In 2013, he won the male business personality of the year at the Oliver Transformation and Empowerment Awards.
In 2014, the Institute of Information Technology Professionals of SA made him its IT personality of the year.
Nyati said the process included numerous interviews, including with Venter senior, who in February was replaced as Altron chairman by Mike Leeming; Robbie Venter, who is the outgoing Altron CEO; Altron board members; as well as the private equity fund Value Capital Partners (VCP), which is headed by Antony Ball and Sam Sithole, who are formerly CEO and chief financial officer of Brait, respectively.
VCP has a 15% stake in Altron.
He said that the mandate from the Altron board was that the group would focus on information and communication technology (ICT).
Altron consists of Allied Technologies, Bytes Technology and Power Technologies, which are invested in the telecommunications, IT and power electronics industries respectively.
The plan would be to firstly turn around the group, Nyati said; then retain Allied Technologies and Bytes Technology; and sell Power Technologies, before doing acquisitions that would augment Altron’s ICT focus, he said.
Once the Altron turnaround had been completed the focus would be on “accelerated growth”, he said.
“We first need to stop the bleeding.
“It won’t be an easy transformation.
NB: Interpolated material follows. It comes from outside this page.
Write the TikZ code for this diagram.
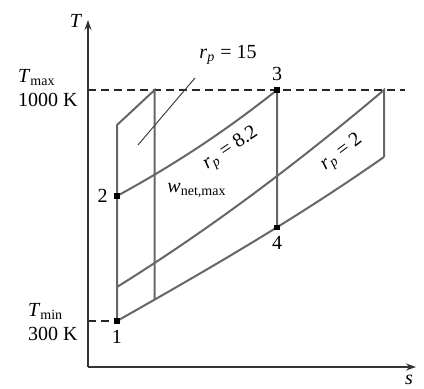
\documentclass[tikz,border=0pt]{standalone}
\usepackage{fontspec}
\setmainfont{Liberation Serif}
\usetikzlibrary{arrows.meta, positioning, calc}
\newcommand{\rpar}{\textit{r}\textsubscript{\textit{p}}}

\begin{document}
\begin{tikzpicture}[
      x=0.5pt, y=-0.5pt,
      font=\fontsize{10}{12}\selectfont,
      axis/.style={draw=black!80, line width=0.7pt, -{Stealth[length=5pt, width=3.5pt]}},
      isoline/.style={draw=black!60, line width=1pt},
      guide/.style={draw=black!85, line width=0.6pt, dash pattern=on 4pt off 2.5pt},
      statept/.style={rectangle, fill=black, minimum size=2.6pt, inner sep=0pt},
      lbl/.style={inner sep=1pt}
    ]
      \useasboundingbox (0,0) rectangle (424,389);
      \coordinate (o) at (88,367);
      \coordinate (taxis) at (88,20);
      \coordinate (saxis) at (416,367);
      \coordinate (tmax) at (88,90);
      \coordinate (tmaxend) at (405,90);
      \coordinate (tmin) at (88,321);
      \coordinate (p1) at (117,321);
      \coordinate (p2) at (117,196);
      \coordinate (a) at (117,125);
      \coordinate (d) at (117,287);
      \coordinate (f) at (384,157);

      % low-pressure isobar
      \draw[isoline] (p1) .. controls (207,270) and (294,220) .. (f)
        coordinate[pos=0.14] (c) coordinate[pos=0.6] (p4);
      \coordinate (b) at (c |- tmax);
      \coordinate (p3) at (p4 |- tmax);
      \coordinate (e) at (f |- tmax);

      \draw[guide] (tmax) -- (tmaxend);
      \draw[guide] (tmin) -- (p1);

      % cycles
      \draw[isoline] (p1) -- (a) -- (b) -- (c);
      \draw[isoline] (p2) .. controls (172,166) and (223,133) .. (p3) -- (p4);
      \draw[isoline] (d) .. controls (207,231) and (294,166) .. (e) -- (f);

      \draw[axis] (o) -- (taxis);
      \draw[axis] (o) -- (saxis);
      \node[lbl] (tlbl) at (76,21) {\textit{T}};
      \node[lbl] (slbl) at (409,380) {\textit{s}};

      \node[statept] (m1) at (p1) {};
      \node[statept] (m2) at (p2) {};
      \node[statept] (m3) at (p3) {};
      \node[statept] (m4) at (p4) {};
      \node[lbl, below=2pt of m1] (n1) {1};
      \node[lbl, left=2pt of m2] (n2) {2};
      \node[lbl, above=2pt of m3] (n3) {3};
      \node[lbl, below=2pt of m4] (n4) {4};

      \node[lbl, align=left, anchor=east] (tmaxlbl) at (80,88) {\textit{T}\textsubscript{max}\\1000 K};
      \node[lbl, align=left, anchor=east] (tminlbl) at (80,322) {\textit{T}\textsubscript{min}\\300 K};

      \coordinate (lead1) at (138,145);
      \coordinate (lead2) at (195,78);
      \draw[black!75, line width=0.5pt] (lead1) -- (lead2);
      \node[lbl] (r15) at (228,55) {\rpar{} = 15};
      \node[lbl, rotate=34] (r82) at (231,149) {\rpar{} = 8.2};
      \node[lbl, rotate=37] (r2) at (342,153) {\rpar{} = 2};
      \node[lbl] (wnet) at (197,190) {\textit{w}\textsubscript{net,max}};
    \end{tikzpicture}
\end{document}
There needs to be a change made to the company structure and the way people are incentivised,” he said.
“The challenges are going to be huge.
“The transformation of the business will make it relevant in a digital world,” he said.
Currently, Altron’s various units operated in silos and the challenge was to make the group’s companies more customer-facing.
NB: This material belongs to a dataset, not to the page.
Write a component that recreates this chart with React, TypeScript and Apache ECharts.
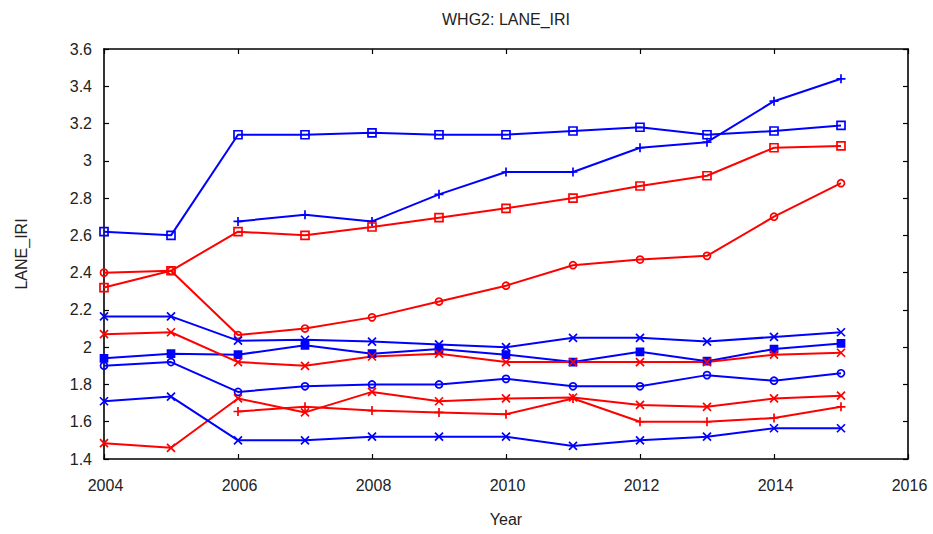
import React, { useEffect, useRef } from 'react';
import * as echarts from 'echarts';

const years = [2004, 2005, 2006, 2007, 2008, 2009, 2010, 2011, 2012, 2013, 2014, 2015];

const blueSquare = [2.62, 2.60, 3.14, 3.14, 3.15, 3.14, 3.14, 3.16, 3.18, 3.14, 3.16, 3.19];
const bluePlus = [null, null, 2.675, 2.71, 2.675, 2.82, 2.94, 2.94, 3.07, 3.10, 3.32, 3.44];
const redSquare = [2.32, 2.41, 2.62, 2.60, 2.645, 2.695, 2.745, 2.80, 2.865, 2.92, 3.07, 3.08];
const redCircle = [2.40, 2.41, 2.065, 2.10, 2.16, 2.245, 2.33, 2.44, 2.47, 2.49, 2.70, 2.88];
const blueXUpper = [2.165, 2.165, 2.035, 2.04, 2.03, 2.015, 2.00, 2.05, 2.05, 2.03, 2.055, 2.08];
const blueFilled = [1.94, 1.965, 1.96, 2.01, 1.965, 1.99, 1.96, 1.92, 1.975, 1.925, 1.99, 2.02];
const redXUpper = [2.07, 2.08, 1.92, 1.90, 1.95, 1.965, 1.92, 1.92, 1.92, 1.92, 1.96, 1.97];
const blueCircle = [1.90, 1.92, 1.76, 1.79, 1.80, 1.80, 1.83, 1.79, 1.79, 1.85, 1.82, 1.86];
const redXLower = [1.485, 1.46, 1.725, 1.65, 1.76, 1.71, 1.725, 1.73, 1.69, 1.68, 1.725, 1.74];
const redPlus = [null, null, 1.655, 1.68, 1.66, 1.65, 1.64, 1.725, 1.60, 1.60, 1.62, 1.68];
const blueXLower = [1.71, 1.735, 1.50, 1.50, 1.52, 1.52, 1.52, 1.47, 1.50, 1.52, 1.565, 1.565];

const xTicks = { min: 2004, max: 2016, interval: 2 };
const yTicks = { min: 1.4, max: 3.6, interval: 0.2 };

const BLUE = '#0000ff';
const RED = '#ff0000';
const X_PATH = 'path://M0,0L10,10M10,0L0,10';
const PLUS_PATH = 'path://M5,0L5,10M0,5L10,5';
const FONT = '"Liberation Sans", Arial, sans-serif';

function mk(name: string, values: (number | null)[], color: string, symbol: string, size: number, filled = false) {
  return {
    name,
    type: 'line',
    data: years.map((y, i) => [y, values[i]]),
    connectNulls: false,
    symbol,
    symbolSize: size,
    showSymbol: true,
    lineStyle: { color, width: 2 },
    itemStyle: {
      color: filled ? color : 'rgba(255,255,255,0)',
      borderColor: color,
      borderWidth: 1.7,
    },
    emphasis: { disabled: true },
    z: 2,
  };
}

export default function App() {
  const ref = useRef<HTMLDivElement>(null);
  useEffect(() => {
    document.body.style.margin = '0';
    const chart = echarts.init(ref.current!, null, { renderer: 'svg' });
    const axisLine = { show: true, lineStyle: { color: '#000', width: 1.6 } };
    const axisTick = { show: true, inside: true, length: 5, lineStyle: { color: '#000', width: 1.2 } };
    const labelStyle = { fontSize: 16, color: '#222', fontFamily: FONT };
    chart.setOption({
      animation: false,
      backgroundColor: '#fff',
      grid: { left: 104, right: 25, top: 49, bottom: 75 },
      graphic: [
        {
          type: 'text',
          x: 506,
          y: 19,
          style: {
            text: 'WHG2: LANE_IRI',
            fontSize: 16,
            fontFamily: FONT,
            fill: '#222',
            align: 'center',
            verticalAlign: 'middle',
          },
        },
      ],
      xAxis: [
        {
          type: 'value',
          position: 'bottom',
          ...xTicks,
          axisLine,
          axisTick,
          splitLine: { show: false },
          axisLabel: { ...labelStyle, margin: 18, padding: [0, 0, 0, 3], formatter: (v: number) => String(v) },
          name: 'Year',
          nameLocation: 'middle',
          nameGap: 52,
          nameTextStyle: labelStyle,
        },
        {
          type: 'value',
          position: 'top',
          ...xTicks,
          axisLine,
          axisTick,
          splitLine: { show: false },
          axisLabel: { show: false },
        },
      ],
      yAxis: [
        {
          type: 'value',
          position: 'left',
          ...yTicks,
          axisLine,
          axisTick,
          splitLine: { show: false },
          axisLabel: {
            ...labelStyle,
            margin: 12,
            padding: [7, 0, 0, 0],
            formatter: (v: number) => String(Math.round(v * 10) / 10),
          },
          name: 'LANE_IRI',
          nameLocation: 'middle',
          nameGap: 75,
          nameTextStyle: labelStyle,
        },
        {
          type: 'value',
          position: 'right',
          ...yTicks,
          axisLine,
          axisTick,
          splitLine: { show: false },
          axisLabel: { show: false },
        },
      ],
      series: [
        mk('Blue square', blueSquare, BLUE, 'rect', 8),
        mk('Blue plus', bluePlus, BLUE, PLUS_PATH, 9),
        mk('Red square', redSquare, RED, 'rect', 8),
        mk('Red circle', redCircle, RED, 'circle', 7),
        mk('Blue x upper', blueXUpper, BLUE, X_PATH, 8),
        mk('Blue filled', blueFilled, BLUE, 'rect', 7, true),
        mk('Red x upper', redXUpper, RED, X_PATH, 8),
        mk('Blue circle', blueCircle, BLUE, 'circle', 7),
        mk('Red x lower', redXLower, RED, X_PATH, 8),
        mk('Red plus', redPlus, RED, PLUS_PATH, 9),
        mk('Blue x lower', blueXLower, BLUE, X_PATH, 8),
      ],
    });
    return () => chart.dispose();
  }, []);
  return <div ref={ref} style={{ width: 933, height: 534 }} />;
}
Nyati said a “big opportunity” in the ICT space was the use of cloud computing – which is the use of a network of remote servers hosted on the internet to store, manage and process data.
Altron would look to become the preferential provider of ICT services to local business and government, he said.
Once he starts at Altron, the key issue for him would be to conduct a review of the group. “We need to look at the mission of the group, strategy, focus and new areas of ICT,” Nyati said.
The review would take up at least the first 90 days.
Nyati said that his ambition for the Altron business was to retire at the company and leave it operating at a really important ICT place.
He would also like to see Altron increase its business outside South Africa, including the rest of Africa, and elsewhere in the world to ensure a balanced position, given his experience at MTN.